How many Navy Medical personnel were honored for their actions?

Two Navy physicians and two corpsmen were awarded the Navy Cross for their actions during the attack. One Navy dentist posthumously received the Navy and Marine Corps Medal (Lt. Cmdr. Hugh Alexander, USS Oklahoma). Commendation ribbons were awarded to three Navy dentists, two hospital corps officers, 45 hospital corpsmen, one nurse, and 27 physicians.

Footnotes:

(1)  Naval Medical Hospitals in 1941:

CONUS: Annapolis, MD, Bremerton, WA, Brooklyn, NY, Charleston, SC, Chelsea, MA, Corpus Christi, TX, Great Lakes, IL, Jacksonville, FL, Mare Island, CA, Newport, RI, Parris Island, SC, Pensacola, FL, Philadelphia, PA, Portsmouth, VA, Portsmouth, NH, Quantico, VA, San Diego, CA, Washington, DC. OCONUS: Cañacao, the Philippines (until 10 December 1941), Pearl Harbor (Territory of Hawaii) and Mobile Hospital # 1 in Guantanamo Bay, Cuba. Largest Navy Hospitals in December 1941:  San Diego, CA (1,360 beds), Portsmouth, VA (1,199 beds), Mare Island, CA (676 beds), and Philadelphia, PA (643 beds).

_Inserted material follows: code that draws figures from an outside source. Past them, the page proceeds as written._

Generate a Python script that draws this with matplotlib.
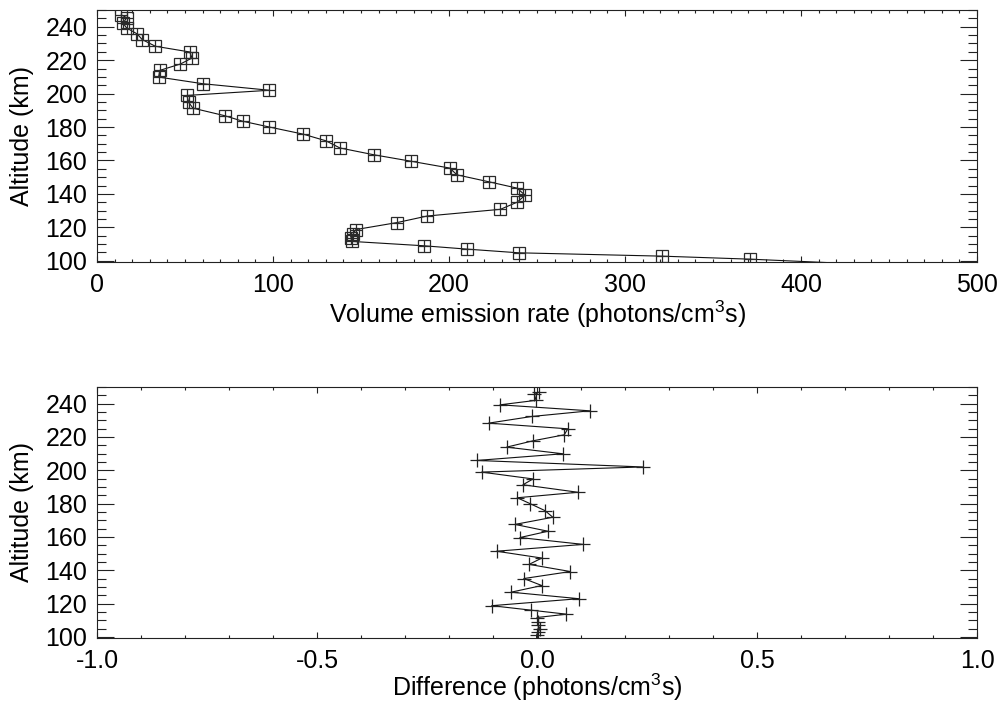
import matplotlib
matplotlib.use("Agg")
import matplotlib.pyplot as plt
from matplotlib.ticker import MultipleLocator

plt.rcParams['font.family'] = ['Liberation Sans', 'DejaVu Sans']
plt.rcParams['mathtext.fontset'] = 'custom'
plt.rcParams['mathtext.rm'] = 'Liberation Sans'
plt.rcParams['mathtext.default'] = 'regular'

# Altitude grid (km)
altitude = [247.0, 245.5, 242.0, 239.3, 235.7, 232.3, 228.3, 224.9, 221.3, 217.7,
            213.9, 209.9, 205.9, 202.0, 198.9, 194.8, 191.3, 186.8, 183.5, 180.0,
            175.8, 171.8, 167.5, 163.4, 159.6, 155.5, 151.4, 147.3, 143.5, 139.2,
            135.0, 130.8, 126.8, 122.9, 118.7, 116.0, 113.6, 111.6, 109.0, 107.0,
            104.8, 102.8, 101.0, 95.0]

# Volume emission rate (photons/cm^3 s)
ver = [13.8, 16.8, 14.9, 16.8, 22.8, 25.7, 33.2, 52.7, 54.0, 47.4,
       35.7, 35.0, 60.2, 98.0, 51.1, 52.1, 54.5, 72.5, 82.7, 98.0,
       117.0, 130.0, 138.0, 157.4, 178.2, 200.3, 204.6, 222.5, 238.6, 243.3,
       238.6, 229.2, 187.6, 170.6, 147.1, 145.5, 144.2, 145.0, 185.7, 210.2,
       239.5, 321.0, 371.0, 500.0]

# Difference (photons/cm^3 s)
diff = [0.005, -0.006, -0.002, -0.084, 0.120, -0.012, -0.110, 0.070, 0.062, -0.009,
        -0.069, 0.059, -0.137, 0.240, -0.126, -0.009, -0.032, 0.093, -0.045, -0.016,
        0.018, 0.036, -0.050, 0.025, -0.039, 0.105, -0.092, 0.011, -0.018, 0.076,
        -0.030, 0.011, -0.059, 0.095, -0.103, -0.013, 0.067, 0.000, 0.003, 0.002,
        0.007, 0.002, -0.001, 0.000]

y_ticks = [100, 120, 140, 160, 180, 200, 220, 240]
x1_ticks = [0, 100, 200, 300, 400, 500]
x2_ticks = [-1.0, -0.5, 0.0, 0.5, 1.0]
x2_ticklabels = ['-1.0', '-0.5', '0.0', '0.5', '1.0']

W, H = 1001, 702
fig = plt.figure(figsize=(W / 100, H / 100), dpi=100)
fig.patch.set_facecolor('white')

ax1 = fig.add_axes([97 / W, 440 / H, 880 / W, 252 / H])
ax2 = fig.add_axes([97 / W, 64 / H, 880 / W, 251 / H])

FS = 18
lc = '#111111'

# Top panel
ax1.plot(ver, altitude, color=lc, lw=0.8, zorder=3)
ax1.plot(ver, altitude, ls='none', marker='s', ms=8.8, mfc='none', mec='#2a2a2a', mew=0.9, zorder=4)
ax1.plot(ver, altitude, ls='none', marker='+', ms=8.8, mec='#2a2a2a', mew=0.9, zorder=4)
ax1.set_xlim(0, 500)
ax1.set_ylim(99.3, 250)
ax1.set_xticks(x1_ticks)
ax1.xaxis.set_minor_locator(MultipleLocator(10))
ax1.set_xlabel('Volume emission rate (photons/cm$^{3}$s)', fontsize=FS)
ax1.set_ylabel('Altitude (km)', fontsize=FS)

# Bottom panel
ax2.plot(diff, altitude, color=lc, lw=0.8, zorder=3)
ax2.plot(diff, altitude, ls='none', marker='+', ms=10, mec='#222222', mew=0.9, zorder=4)
ax2.set_xlim(-1.0, 1.0)
ax2.set_ylim(99.3, 250)
ax2.set_xticks(x2_ticks)
ax2.set_xticklabels(x2_ticklabels)
ax2.xaxis.set_minor_locator(MultipleLocator(0.1))
ax2.set_xlabel('Difference (photons/cm$^{3}$s)', fontsize=FS)
ax2.set_ylabel('Altitude (km)', fontsize=FS)

for ax in (ax1, ax2):
    ax.set_yticks(y_ticks)
    ax.yaxis.set_minor_locator(MultipleLocator(5))
    ax.tick_params(axis='both', which='both', direction='in', top=True, right=True,
                   colors='#222222', labelcolor='black', labelsize=FS)
    ax.tick_params(axis='y', which='major', length=12.5, width=0.8, pad=7)
    ax.tick_params(axis='y', which='minor', length=6.3, width=0.8)
    ax.tick_params(axis='x', which='major', length=4, width=0.8, pad=8)
    ax.tick_params(axis='x', which='minor', length=2, width=0.8)
    for s in ax.spines.values():
        s.set_linewidth(0.8)
        s.set_color('#222222')
    ax.yaxis.set_label_coords(-0.072, 0.5)

ax1.xaxis.set_label_coords(0.5, -0.145)
ax2.xaxis.set_label_coords(0.5, -0.135)

fig.savefig('out.png', dpi=100)
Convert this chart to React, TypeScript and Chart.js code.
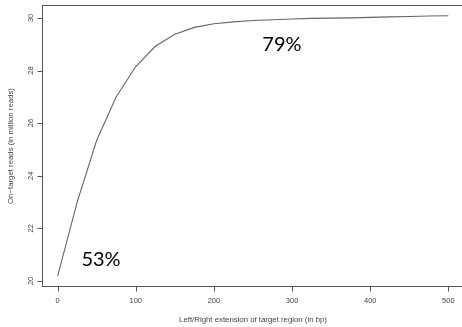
import React, { useEffect, useRef } from "react";
import { Chart, registerables } from "chart.js";

Chart.register(...registerables);

const extensions = [0, 25, 50, 75, 100, 125, 150, 175, 200, 225, 250, 275, 300, 325, 350, 375, 400, 425, 450, 475, 500];
const onTargetReads = [20.18, 23.0, 25.35, 27.0, 28.15, 28.92, 29.38, 29.64, 29.78, 29.85, 29.9, 29.93, 29.96, 29.98, 29.99, 30.0, 30.02, 30.04, 30.05, 30.07, 30.08];
const xTickValues = [0, 100, 200, 300, 400, 500];
const yTickValues = [20, 22, 24, 26, 28, 30];
const xTitle = "Left/Right extension of target region (in bp)";
const yTitle = "On\u2212target reads (in million reads)";
const annotations = [
  { text: "53%", x: 55.5, y: 20.8 },
  { text: "79%", x: 287, y: 28.97 },
];

const rPlotPlugin = {
  id: "rPlot",
  afterDraw(chart: any) {
    const { ctx, chartArea } = chart;
    const xs = chart.scales.x;
    const ys = chart.scales.y;
    const L = Math.round(chartArea.left) + 0.5;
    const T = Math.round(chartArea.top) + 0.5;
    const R = Math.round(chartArea.right) + 0.5;
    const B = Math.round(chartArea.bottom) - 0.5;
    ctx.save();
    ctx.strokeStyle = "#555";
    ctx.lineWidth = 1;
    ctx.strokeRect(L, T, R - L, B - T);
    ctx.beginPath();
    xTickValues.forEach((v) => {
      const px = Math.round(xs.getPixelForValue(v)) + 0.5;
      ctx.moveTo(px, B);
      ctx.lineTo(px, B + 5);
    });
    yTickValues.forEach((v) => {
      const py = Math.round(ys.getPixelForValue(v)) + 0.5;
      ctx.moveTo(L, py);
      ctx.lineTo(L - 5, py);
    });
    ctx.stroke();
    ctx.fillStyle = "#444";
    ctx.font = "7.5px 'Liberation Sans', Arial, sans-serif";
    ctx.textAlign = "center";
    ctx.textBaseline = "middle";
    xTickValues.forEach((v) => {
      ctx.fillText(String(v), xs.getPixelForValue(v), B + 14);
    });
    yTickValues.forEach((v) => {
      ctx.save();
      ctx.translate(L - 12, ys.getPixelForValue(v));
      ctx.rotate(-Math.PI / 2);
      ctx.fillText(String(v), 0, 0);
      ctx.restore();
    });
    ctx.font = "7.8px 'Liberation Sans', Arial, sans-serif";
    ctx.fillText(xTitle, 253, 320);
    ctx.save();
    ctx.translate(11, (T + B) / 2);
    ctx.rotate(-Math.PI / 2);
    ctx.fillText(yTitle, 0, 0);
    ctx.restore();
    ctx.fillStyle = "#000";
    ctx.font = "20px Lato, 'Open Sans', sans-serif";
    annotations.forEach((a) => {
      ctx.fillText(a.text, xs.getPixelForValue(a.x), ys.getPixelForValue(a.y));
    });
    ctx.restore();
  },
};

export default function App() {
  const ref = useRef<HTMLCanvasElement>(null);
  useEffect(() => {
    if (!ref.current) return;
    const chart = new Chart(ref.current, {
      type: "line",
      data: {
        datasets: [
          {
            data: extensions.map((x, i) => ({ x, y: onTargetReads[i] })),
            borderColor: "#666",
            borderWidth: 1.1,
            pointRadius: 0,
            tension: 0,
            fill: false,
          },
        ],
      },
      options: {
        animation: false,
        responsive: false,
        maintainAspectRatio: false,
        layout: { padding: { left: 42, top: 5, right: 6, bottom: 40 } },
        plugins: { legend: { display: false }, tooltip: { enabled: false } },
        scales: {
          x: { type: "linear", min: -20, max: 520, display: false },
          y: { type: "linear", min: 19.77, max: 30.49, display: false },
        },
      },
      plugins: [rPlotPlugin],
    });
    return () => chart.destroy();
  }, []);
  return (
    <div style={{ position: "fixed", left: 0, top: 0, width: 462, height: 327, overflow: "hidden", background: "#fff" }}>
      <canvas ref={ref} width={470} height={327} style={{ width: 470, height: 327, display: "block" }} />
    </div>
  );
}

(2)  Laboratory building and animal lab damaged and vacant Chief Petty Officer quarters were destroyed by a crashing Japanese plane.

(3)  Solace was commissioned on 29 July 1941. The other hospital ship in commission at the time was USS Relief (AH-1)

Sources:

BUMED. The History of the Medical Department if the United States Navy in World War II: A Narrative and Pictorial Volume. Navmed P-5031. Volume 1. Washington, DC: GPO. 1953

BUMED. The History of the Medical Department if the United States Navy in World War II: A Compilation of the Killed, Wounded and Decorated Personnel. Navmed P-5021. Volume 1. Washington, DC: GPO. 1953

BUMED. The History of the Medical Department if the United States Navy in World War II: The Statistics of Diseases and Injuries. Navmed P-1318. Volume 3. Washington, DC: GPO. 1953

BUMED Administrative History Section. U.S. Navy Medical Department Administrative History, 1941-1945. Vol 1: Narrative History, Chapters I-VIII. 1946 (Unpublished).

Herman, Jan. Battle Station Sick Bay: Navy Medicine in World War II.  Annapolis, MD: Naval Institute Press. 1997

Patton, Ken. History of Navy Hospitals. “Pearl Harbor.” (Unpublished). BUMED Archives.

Ravdin, I.S. and Perrin H. Long. Some Observations on the Casualties at Pearl Harbor. United States. Naval Medical Bulletin. Washington, DC: GPO. Vol. XL. April 1942. No. 2.